Alright, I swore to myself I wouldn't write anything today about the so-called "healthcare" bill. I'll try hard to keep my word since so many others are blogging about it and I've about overdosed on it over the past few weeks.
But one headline I did notice over the weekend is that a number of publically traded companies’ bonds are now trading at lower yields than US Treasury bonds, signaling that the market thinks they are more credit worthy than the government, even though the government can print money whenever they feel like it. With trillion dollar plus deficits forecast as far as the eye can see, it’s not much of a surprise. The only market place discipline the government has is the level of demand for its bonds when it floats new debt. The less credit-worthy the country, the higher the risk, and the higher the interest rate.

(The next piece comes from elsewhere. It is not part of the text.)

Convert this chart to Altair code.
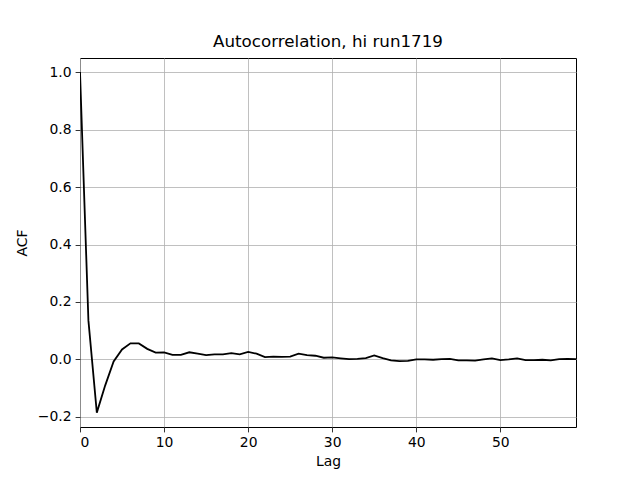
import altair as alt
import pandas as pd

lags = list(range(60))
acf = [1.0, 0.136, -0.185, -0.09, -0.007, 0.035, 0.056, 0.056, 0.037, 0.024,
       0.025, 0.016, 0.016, 0.025, 0.02, 0.015, 0.018, 0.018, 0.022, 0.018,
       0.026, 0.02, 0.008, 0.01, 0.009, 0.01, 0.02, 0.015, 0.013, 0.006,
       0.007, 0.004, 0.001, 0.002, 0.005, 0.014, 0.005, -0.003, -0.006, -0.005,
       0.0, 0.0, -0.001, 0.001, 0.002, -0.003, -0.003, -0.004, 0.0, 0.004,
       -0.002, 0.0, 0.004, -0.002, -0.002, -0.001, -0.003, 0.001, 0.002, 0.001]

df = pd.DataFrame({"Lag": lags, "ACF": acf})

font = "DejaVu Sans"
chart = alt.Chart(df).mark_line(color="black", strokeWidth=1.8, clip=True).encode(
    x=alt.X("Lag:Q", scale=alt.Scale(domain=[0, 59], nice=False, zero=False),
            axis=alt.Axis(values=[0, 10, 20, 30, 40, 50], format="d", title="Lag")),
    y=alt.Y("ACF:Q", scale=alt.Scale(domain=[-0.235, 1.049], nice=False, zero=False),
            axis=alt.Axis(values=[-0.2, 0.0, 0.2, 0.4, 0.6, 0.8, 1.0], format=".1f", title="ACF")),
).properties(
    width=496, height=369,
    title=alt.TitleParams("Autocorrelation, hi run1719", font=font, fontSize=16.7,
                          fontWeight="normal", color="black", offset=7),
    autosize=alt.AutoSizeParams(type="none"),
    padding={"left": 72, "top": 50, "right": 56, "bottom": 45},
).configure_view(
    stroke="black", strokeWidth=1
).configure_axis(
    labelFont=font, labelFontSize=13.9, labelColor="black",
    titleFont=font, titleFontSize=13.9, titleFontWeight="normal", titleColor="black",
    grid=True, gridColor="#b0b0b0", gridWidth=0.8,
    domain=False, tickColor="black", tickSize=4.9, tickWidth=0.8,
    labelPadding=4,
).configure_axisX(
    titlePadding=5
).configure_axisY(
    titlePadding=8
)

chart.save("out.html", embed_options={"renderer": "svg", "actions": False})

Who are these lucky companies? You could probably guess most of them since they are stalwarts with a rock-solid reputation. Berkshire Hathaway, Proctor & Gamble, Johnson & Johnson, Lowe’s, Abbott Labs, and the Royal Bank of Canada. There’s little question in my mind that the flood of treasuries hitting market will keep pushing yields up. The healthcare bill will only make the situation worse.
In my own portfolio, I’m underweighting Treasuries and placing my faith in corporate American, the discipline of the marketplace and that corporate officers will practice more self-restraint and better financial judgment than our elected officials.